Si rien ne change, des projets seront abandonnés, ajoute l’architecte. « La rentabilité est en jeu, précise-t-il. Déjà, avec la hausse des taux d’intérêt, il y a de petits promoteurs qui vendent à perte. » Laurent McComber salue néanmoins l’adoption de certaines mesures d’encouragement par les autorités municipales, dont celle qui récompense la construction de logements d’au moins trois chambres en réduisant certaines charges pour les promoteurs.

Pour une ville plus heureuse

Malgré les contraintes, la densification à échelle humaine de la ville, avec des projets comme Les répliques, vaut le coup, croit Laurent McComber. Elle dynamise un quartier, déjà bien vivant ou pas, davantage que ne le feraient des projets qui multiplient les petits appartements dans d’immenses constructions.

PHOTO OLIVIER JEAN, LA PRESSE

La densification à échelle humaine dynamise davantage la ville que les projets qui multiplient les petits appartements dans de hautes tours, croit l’architecte Laurent McComber.

Insérer des tours dans des quartiers résidentiels, ça s’est fait dans les années 1960, autour du parc La Fontaine ou dans Côte-des-Neiges. Tout le monde s’entend pour dire que c’est malheureux.

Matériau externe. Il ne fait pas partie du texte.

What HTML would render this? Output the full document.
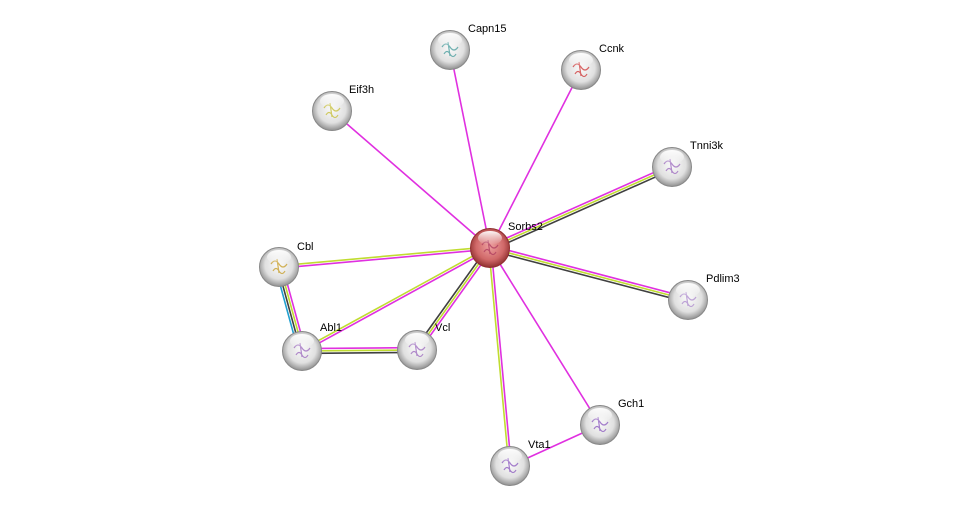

Laurent McComber, architecte fondateur de la firme L. McComber

« Ça ne fait pas de beaux milieux de vie. Les grandes tours créent aussi des problèmes de vent extrêmement désagréables », ajoute-t-il.

« Habiter dans une tour avec un ascenseur, ça nous éloigne de la ville et de son foisonnement, poursuit l’architecte. Quand il suffit de descendre quelques niveaux, comme dans les villes européennes ou même dans plein de quartiers de Montréal, pour aller chez le fleuriste ou dans un petit commerce, on participe à la vie publique, on contribue à une vie heureuse en ville. Refaire des Griffitown à Montréal, Laval ou sur la Rive-Sud, c’est triste à mourir. »

Chose certaine, si les voisins du projet Les répliques, construit en pleine pandémie, songent à vendre une partie de leur terrain, les architectes de L. McComber sont tout à fait disposés à répéter l’expérience. « Les plans sont déjà faits », dit en rigolant Olivier Lord.

Consultez le site de L. McComber
En savoir plus
  • À partir de 775 000 $
    Le prix demandé pour les deux logements du bas du projet Les répliques était de 775 000 $, taxes incluses. Les deux logements du haut ont été mis en vente à 850 000 $.